Mixing, you can do that on your PC just fine.
Software-wise, Reaper or nTrack get you most bang for your buck with multitrack stuff. Mixcraft is in the same ballpark cost-wise but doesn't have the same features. I'm currently using nTrack but the UI is getting on my nerves, so I might change to Reaper. One downside of Reaper is a lack of MIDI control-surface support though, but this might not be an issue for you.
The big question is how many inputs you want, and how many of those need to be mics. For folk, you probably want as many mics as you can get. There are several bits of kit that give you 8 mic preamps with a Firewire connection back to the PC - Tascam, Presonus, MOTU and Focusrite spring to mind immediately. They all have phantom power.
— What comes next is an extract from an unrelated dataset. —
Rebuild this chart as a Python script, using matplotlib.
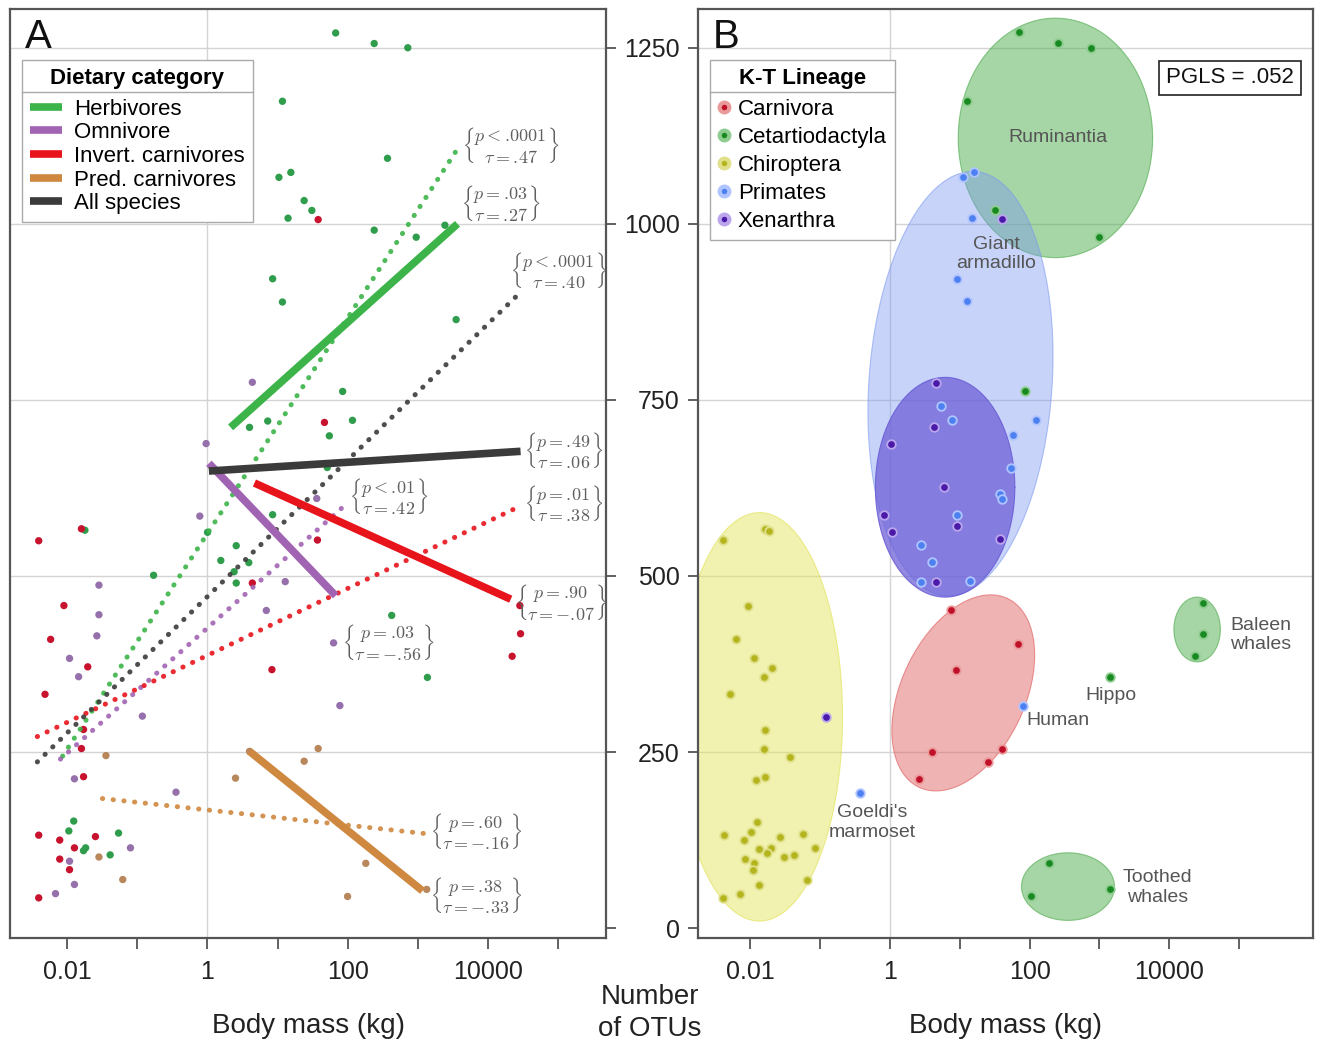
import numpy as np
import matplotlib
matplotlib.use("Agg")
import matplotlib.pyplot as plt
from matplotlib.lines import Line2D
from matplotlib.ticker import FixedLocator, FixedFormatter, NullLocator

plt.rcParams['font.family'] = ['Liberation Sans', 'DejaVu Sans']
plt.rcParams['mathtext.fontset'] = 'cm'

# ---------------- Panel A data (log10 body mass in kg, number of OTUs) ----------------
herb_logmass = [1.83, 2.38, 2.86, 1.07, 2.57, 1.02, 1.19, 1.38, 1.49, 1.15, 2.38, 2.98, 3.39,
                0.93, 1.07, 3.55, 1.93, 0.60, 0.86, 2.07, 1.74, 1.71, -1.75, 0.93, 0.0, 0.41,
                0.19, 0.59, 0.38, 0.41, -0.77, 2.63, 3.14, -1.91, -1.98, -1.27, -1.77, -1.74, -1.39]
herb_otus = [1271, 1256, 1250, 1174, 1093, 1066, 1073, 1033, 1019, 1008, 991, 981, 998,
             922, 889, 864, 762, 711, 720, 721, 699, 654, 565, 587, 562, 543,
             522, 519, 506, 490, 501, 444, 356, 152, 138, 135, 110, 114, 104]

omni_logmass = [0.64, -0.02, -0.11, 1.56, 1.11, -1.55, -1.55, 0.84, -1.58, 1.80, -1.97, -1.84,
                1.89, -0.93, -1.90, -0.45, -1.10, -1.97, -1.90, -2.17]
omni_otus = [775, 688, 585, 610, 492, 487, 445, 451, 415, 405, 383, 357,
             316, 301, 212, 193, 114, 95, 62, 49]

invert_logmass = [1.58, 1.67, -2.41, -1.80, 1.57, 0.64, -2.05, 4.46, -2.24, 4.47, 4.35, -1.71,
                  0.92, -2.32, -1.77, -1.80, -1.77, -2.41, -2.11, -1.60, -1.90, -2.11, -1.97, -2.41]
invert_otus = [1006, 718, 550, 567, 551, 490, 458, 458, 410, 418, 386, 371,
               367, 332, 282, 255, 215, 132, 125, 130, 114, 98, 83, 43]

pred_logmass = [-1.45, 0.60, 1.58, 1.38, 0.40, -1.55, -1.21, 2.26, 3.13, 2.0]
pred_otus = [245, 251, 255, 237, 213, 101, 69, 92, 55, 45]

diet_labels = ['Herbivores', 'Omnivore', 'Invert. carnivores', 'Pred. carnivores', 'All species']

# fitted lines per group (same order as diet_labels): solid and dotted
solid_x0 = [0.33, 0.02, 0.67, 0.60, 0.02]
solid_x1 = [3.57, 1.83, 4.33, 3.07, 4.47]
solid_y0 = [711, 660, 632, 251, 649]
solid_y1 = [1000, 472, 467, 53, 677]
dotted_x0 = [-2.07, -2.10, -2.43, -1.50, -2.43]
dotted_x1 = [3.60, 1.98, 4.44, 3.13, 4.44]
dotted_y0 = [244, 240, 272, 184, 236]
dotted_y1 = [1111, 602, 598, 134, 900]

# statistics labels
stat_p = ['< .0001', '= .03', '< .0001', '= .49', '< .01', '= .01', '= .90', '= .03', '= .60', '= .38']
stat_tau = ['.47', '.27', '.40', '.06', '.42', '.38', '-.07', '-.56', '-.16', '-.33']

# ---------------- Panel B data ----------------
carn_logmass = [0.87, 1.83, 0.95, 0.60, 1.60, 1.40, 0.41]
carn_otus = [452, 404, 367, 250, 254, 236, 212]
ceta_logmass = [1.85, 2.40, 2.88, 1.10, 1.51, 3.00, 1.94, 4.48, 4.49, 4.37, 3.15, 2.28, 2.02, 3.15]
ceta_otus = [1273, 1257, 1250, 1175, 1019, 981, 762, 461, 418, 386, 357, 92, 45, 56]
chiro_logmass = [-2.39, -1.79, -1.73, -2.04, -2.21, -1.95, -1.69, -1.81, -2.29, -1.79, -1.81,
                 -1.43, -1.92, -1.79, -1.91, -2.38, -1.99, -2.09, -1.57, -1.24, -1.88, -1.71,
                 -1.76, -2.08, -1.95, -1.52, -1.37, -1.08, -1.96, -1.19, -1.88, -2.15, -2.39]
chiro_otus = [551, 566, 564, 458, 410, 383, 370, 357, 332, 281, 254,
              243, 211, 214, 150, 132, 137, 125, 130, 134, 113, 114,
              107, 98, 93, 101, 104, 114, 83, 68, 61, 49, 43]
prim_logmass = [1.04, 1.21, 1.17, 0.96, 1.10, 0.73, 0.89, 1.76, 2.09, 1.73, 1.57, 1.60, 0.96,
                0.44, 0.60, 0.44, 1.14, -0.43, 1.91]
prim_otus = [1066, 1074, 1008, 922, 890, 742, 721, 700, 722, 654, 617, 609, 586,
             544, 520, 491, 493, 192, 315]
xen_logmass = [1.60, 0.66, 0.63, 0.01, 0.78, -0.09, 0.03, 0.96, 1.58, 0.66, -0.92]
xen_otus = [1007, 774, 712, 687, 627, 586, 563, 571, 552, 491, 300]

lineage_labels = ['Carnivora', 'Cetartiodactyla', 'Chiroptera', 'Primates', 'Xenarthra']

group_names = ['Ruminantia', 'Giant\narmadillo', 'Baleen\nwhales', 'Hippo', 'Human',
               "Goeldi's\nmarmoset", 'Toothed\nwhales']
pgls_text = 'PGLS = .052'

# ---------------- styles ----------------
line_colors = ['#3cb449', '#a164b3', '#e8141c', '#cf8840', '#3b3b3b']
point_colors = ['#2f9d4c', '#9570ab', '#c8132f', '#b8875c']
lin_core = ['#c0102a', '#198a22', '#b4b41e', '#4d80f0', '#4a1aa8']
lin_edge = ['#eb9a9a', '#8fcc8f', '#e0e08a', '#b0c4ff', '#bba6ee']

W, H = 1320, 1049
fig = plt.figure(figsize=(W / 100, H / 100), dpi=100)
ax_a = fig.add_axes([10 / W, (H - 938) / H, 596 / W, 929 / H])
ax_b = fig.add_axes([698 / W, (H - 938) / H, 615 / W, 929 / H])

ylim = (-14, 1305)
xlim_a = (10 ** -2.82, 10 ** 5.69)
xlim_b = (10 ** -2.75, 10 ** 6.06)

for ax, xl in ((ax_a, xlim_a), (ax_b, xlim_b)):
    ax.set_xscale('log')
    ax.set_xlim(*xl)
    ax.set_ylim(*ylim)
    decades = [10.0 ** k for k in range(-2, 6)]
    ax.xaxis.set_major_locator(FixedLocator(decades))
    ax.xaxis.set_major_formatter(FixedFormatter(['0.01', '', '1', '', '100', '', '10000', '']))
    ax.xaxis.set_minor_locator(NullLocator())
    ax.yaxis.set_major_locator(FixedLocator([0, 250, 500, 750, 1000, 1250]))
    ax.yaxis.set_minor_locator(NullLocator())
    for y in [250, 500, 750, 1000, 1250]:
        ax.axhline(y, color='#d4d4d4', lw=1.0, zorder=0)
    ax.axvline(1, color='#d4d4d4', lw=1.0, zorder=0)
    for s in ax.spines.values():
        s.set_color('#555555')
        s.set_linewidth(1.6)
    ax.tick_params(axis='x', direction='out', length=8, width=1.3, color='#555555',
                   labelsize=18, pad=8, labelcolor='#222222')
    ax.set_xlabel('Body mass (kg)', fontsize=20, labelpad=21, color='#222222')

ax_a.tick_params(axis='y', direction='out', length=7, width=1.3, color='#555555',
                 left=False, right=True, labelleft=False, labelright=False)
ax_b.tick_params(axis='y', direction='out', length=7, width=1.3, color='#555555',
                 labelsize=18, pad=6, labelcolor='#222222')

# ---------------- Panel A ----------------
groups_a = [(herb_logmass, herb_otus), (omni_logmass, omni_otus),
            (invert_logmass, invert_otus), (pred_logmass, pred_otus)]
for (lm, ot), c in zip(groups_a, point_colors):
    ax_a.scatter(10 ** np.array(lm), ot, s=28, color=c, edgecolors='none', zorder=3)

for i, c in enumerate(line_colors):
    ax_a.plot(10 ** np.array([dotted_x0[i], dotted_x1[i]]), [dotted_y0[i], dotted_y1[i]],
              color=c, lw=3.6, linestyle=(0, (0.05, 2.1)), dash_capstyle='round',
              alpha=0.9, zorder=4)
for i, c in enumerate(line_colors):
    ax_a.plot(10 ** np.array([solid_x0[i], solid_x1[i]]), [solid_y0[i], solid_y1[i]],
              color=c, lw=5.5, solid_capstyle='butt', zorder=5)


def math_num(s):
    # keep decimal point tight in mathtext
    return s.replace('.', r'.\!')


stat_pos = [(4.33, 1112), (4.19, 1030), (5.01, 935), (5.09, 679), (2.59, 614),
            (5.09, 604), (5.05, 463), (2.59, 406), (3.83, 138), (3.83, 47)]
for p, tau, (lx, ly) in zip(stat_p, stat_tau, stat_pos):
    s = r"$\genfrac{\{}{\}}{0}{0}{p %s}{\tau = %s}$" % (math_num(p), math_num(tau))
    ax_a.text(10 ** lx, ly, s, ha='center', va='center', fontsize=13, color='#5f5f5f', zorder=6)

handles_a = [Line2D([], [], color=c, lw=5.5, solid_capstyle='butt') for c in line_colors]
leg_a = ax_a.legend(handles_a, diet_labels, title='Dietary category', loc='upper left',
                    bbox_to_anchor=(0.020, 0.945), borderaxespad=0, fontsize=16,
                    title_fontproperties={'weight': 'bold', 'size': 16},
                    handlelength=1.45, handletextpad=0.55, labelspacing=0.12, borderpad=0.35,
                    fancybox=False, framealpha=1, edgecolor='#aaaaaa')
leg_a.get_frame().set_linewidth(1.0)
leg_a._legend_box.sep = 7
ax_a.text(0.025, 0.958, 'A', transform=ax_a.transAxes, fontsize=29, ha='left',
          va='baseline', color='#111111')

# ---------------- Panel B ----------------
fig.canvas.draw()
bb = ax_b.get_window_extent()
px_per_dec = bb.width / (np.log10(xlim_b[1]) - np.log10(xlim_b[0]))
px_per_otu = bb.height / (ylim[1] - ylim[0])
k = px_per_dec / px_per_otu


def ellipse(ax, cx, cy, a, b, ang, face, alpha, z):
    t = np.linspace(0, 2 * np.pi, 300)
    u, v = a * np.cos(t), b * np.sin(t)
    th = np.deg2rad(ang)
    dx = u * np.cos(th) - v * np.sin(th)
    dy = u * np.sin(th) + v * np.cos(th)
    ax.fill(10 ** (cx + dx / k), cy + dy, color=face, alpha=alpha, lw=0, zorder=z)
    ax.plot(10 ** (cx + dx / k), cy + dy, color=face, alpha=min(1, alpha + 0.15), lw=0.8, zorder=z)


# (centre log10 mass, centre OTUs, semi-axis a, semi-axis b, angle)
ellipse(ax_b, -1.87, 300, 118, 290, 0, '#e3e35a', 0.48, 1)
ellipse(ax_b, 1.05, 334, 148, 88, 65, '#e06060', 0.48, 1)
ellipse(ax_b, 2.37, 1122, 138, 170, 0, '#55b055', 0.52, 1)
ellipse(ax_b, 1.01, 773, 302, 130, 86, '#7a98f0', 0.42, 1.1)
ellipse(ax_b, 0.79, 626, 99, 156, 0, '#6a5cd6', 0.72, 1.2)
ellipse(ax_b, 4.40, 424, 33, 46, 0, '#55b055', 0.52, 1)
ellipse(ax_b, 2.55, 59, 66, 48, 0, '#55b055', 0.52, 1)

groups_b = [(carn_logmass, carn_otus), (ceta_logmass, ceta_otus), (chiro_logmass, chiro_otus),
            (prim_logmass, prim_otus), (xen_logmass, xen_otus)]
for (lm, ot), fc, ec in zip(groups_b, lin_core, lin_edge):
    ax_b.scatter(10 ** np.array(lm), ot, s=38, color=fc, edgecolors=ec, linewidths=1.3, zorder=3)

label_pos = [(2.40, 1122), (1.52, 957), (5.31, 416), (3.17, 330), (2.40, 295),
             (-0.25, 150), (3.83, 58)]
for name, (lx, ly) in zip(group_names, label_pos):
    ax_b.text(10 ** lx, ly, name, ha='center', va='center', fontsize=14, color='#555555',
              zorder=6, linespacing=1.2)

ax_b.text(0.865, 0.926, pgls_text, transform=ax_b.transAxes, ha='center', va='center',
          fontsize=16, color='#111111',
          bbox=dict(boxstyle='square,pad=0.3', facecolor='white', edgecolor='#222222', lw=1.2))

handles_b = [Line2D([], [], linestyle='none', marker='o', markersize=7, markerfacecolor=fc,
                    markeredgecolor=ec, markeredgewidth=3) for fc, ec in zip(lin_core, lin_edge)]
leg_b = ax_b.legend(handles_b, lineage_labels, title='K-T Lineage', loc='upper left',
                    bbox_to_anchor=(0.0195, 0.945), borderaxespad=0, fontsize=16,
                    title_fontproperties={'weight': 'bold', 'size': 16},
                    handlelength=0.6, handletextpad=0.3, labelspacing=0.32, borderpad=0.35,
                    fancybox=False, framealpha=1, edgecolor='#aaaaaa')
leg_b.get_frame().set_linewidth(1.0)
leg_b._legend_box.sep = 7
ax_b.text(0.024, 0.958, 'B', transform=ax_b.transAxes, fontsize=29, ha='left',
          va='baseline', color='#111111')

fig.text(650 / W, 1 - 1013 / H, 'Number\nof OTUs', ha='center', va='center', fontsize=20,
         color='#222222', linespacing=1.3)

# separators under legend titles
fig.canvas.draw()
inv = fig.transFigure.inverted()
for leg in (leg_a, leg_b):
    fr = leg.get_frame().get_window_extent()
    tb = leg.get_title().get_window_extent()
    ysep = tb.y0 - 3
    (x0, y0) = inv.transform((fr.x0, ysep))
    (x1, _) = inv.transform((fr.x1, ysep))
    fig.add_artist(Line2D([x0, x1], [y0, y0], transform=fig.transFigure, color='#aaaaaa',
                          lw=1.0, zorder=10))

fig.savefig('out.png', dpi=100)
I haven't got enough experience with different mics to recommend any. But Anahata has recommended Behringer C2s (small-diaphragm) for instruments in the past, and I've used those successfully for drum overheads. They're dirt cheap (£40 for a stereo pair!) so you can't really lose on them.
Most people have some SM57s hanging around as a "default" instrument mic. They're not actually that good sound-wise - I've got £10 Maplins mics which sound almost identical. :-/ They're nice and robust though, which explains their success as a stage instrument mic, but for a studio mic you're probably better saving your money.